I am a music educator born and raised in South Dakota.  (Now, I could have some fun and deviate for a bit to talk about all the South Dakota stereotypes that are out there but we can save that for another time… J For the past 34 years, I have lived and taught vocal music in Sioux Falls, SD.  My teaching includes 8 years with students at the junior high level and the last 23 years I have had the pleasure of working with high school students.  My own high school choir experience was quite sterile.   We sang in choir every day and I remember thinking we might be a good choir but team building was not something we did.  I got to know the alto that was singing on either side of me and that was it.  Even in college as a music ed major, there were no classes or even a mention on how or why is was important to develop positive relationships with students and between students.  As a music educator when I moved from junior high singers to high school singers, I was lucky enough to be the assistant choral conductor for a year under a master teacher.  It was through her teaching I discovered how important building community was in the overall success of your choir.  Through workshops, volunteer and leadership opportunities at the state and divisional level in ACDA (American Choral Directors Association), I was able to learn and grow in my concept of building team and community.  I have had the privilege to observe and work with Paul Gulsvig, Andre Thomas, Brad Holmes and Eph Ely, just to name a few.  It is exciting to note that there are so many outstanding professionals, young and old, in the choral community today.  Find them and learn from them.  I am, by no means, one of those professionals but I have had the opportunity to build a successful choral program and building community is at the foundation of that success.   What I can do is to tell you why building community is important and share some ideas that have worked for me.  I’ll share ideas that take time and work well on retreats, ideas that take 15 minutes down to ideas for the last 5 – 8 minutes of rehearsal.  What’s nice about this conversation is that you are also invited to share ideas or comment on activities that are suggested.  I am always looking for new ideas for so this is a win-win for everyone.

 


 

Why is building community or team building important?  First, success builds success.  If your choirs sing well and the singers feel good about what they’ve done together, not only will it be easier to recruit more singers, those singers may come away with the knowledge that they have touched the heart of someone listening to their choir.  That’s kind of a no-brainer, right?  You want your choirs to sing with correct notes, rhythms, age appropriate tone, warmth and free tone; to sing with expression and feeling.  To do all of these things the singers have to trust you, the director.  They have to trust that you won’t embarrass them and that all those silly things you ask them to do in rehearsals is for the benefit of their choir.  Singers need to also understand that being successful means believing that everyone in their choir is important and everyone matters.  How do you develop trust so they will buy into your vision and technique?  How do you get middle school and high school students, with underdeveloped frontal lopes and in their world that only revolves around them, to see what you see?
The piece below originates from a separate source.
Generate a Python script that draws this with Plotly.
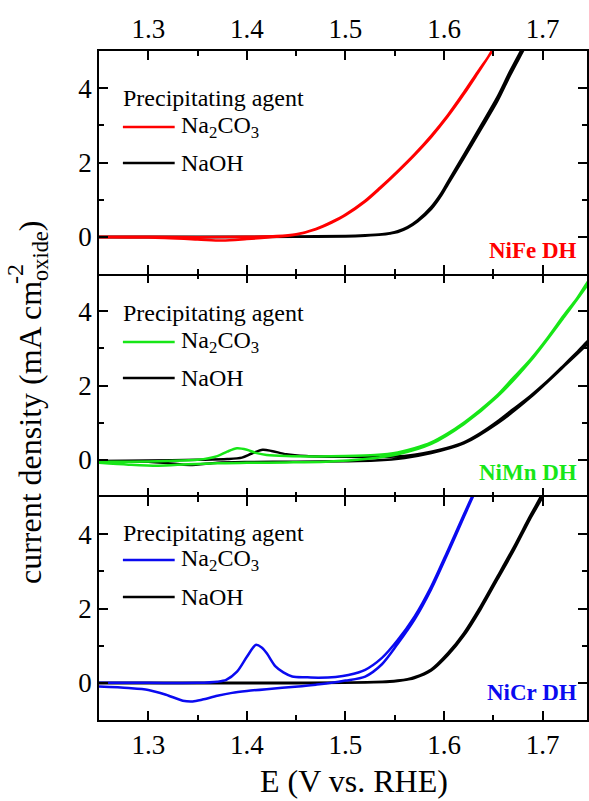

They have to get to know each other!  Research tells us that the more students get to know each other, the more they recognize individual strengths of choir members, develop empathy, feel safe and supported, understand group dynamics and how it affects teamwork.  Every fall I begin with my singers on a retreat.  I believe it is the single most important community building I do each year and one of the reasons we are successful.

 


 

Coming next RETREATS 101 – PART 1, the “how”, “where”, “why”, etc.  For now I will leave you with a quote from America’s foremost choral master, Robert Shaw:

 


 

 

 

 

 

“What I’m afraid you don’t see and what you must see it that the group of which you are a member is not a glee club or stock company.  You don’t join the group.  You believe in it.  It’s very darn near a religion.  It’s a way of life.  Either you feel the fellow next to you is an important human being, and you like him, and you try desperately to understand how he feels about what he sings about, and pool your creative passions to make something a darned sight bigger than either of you could make alone  or this isn’t your kind of choir.  Either the music you sing is torn out of you or you ought not to be singing.  We sing too much just for the fun of it not nearly enough for the must of it.  I don’t think anybody should sing if he can help it.  I’d like to belong to a choir that sings because it just can’t help it.”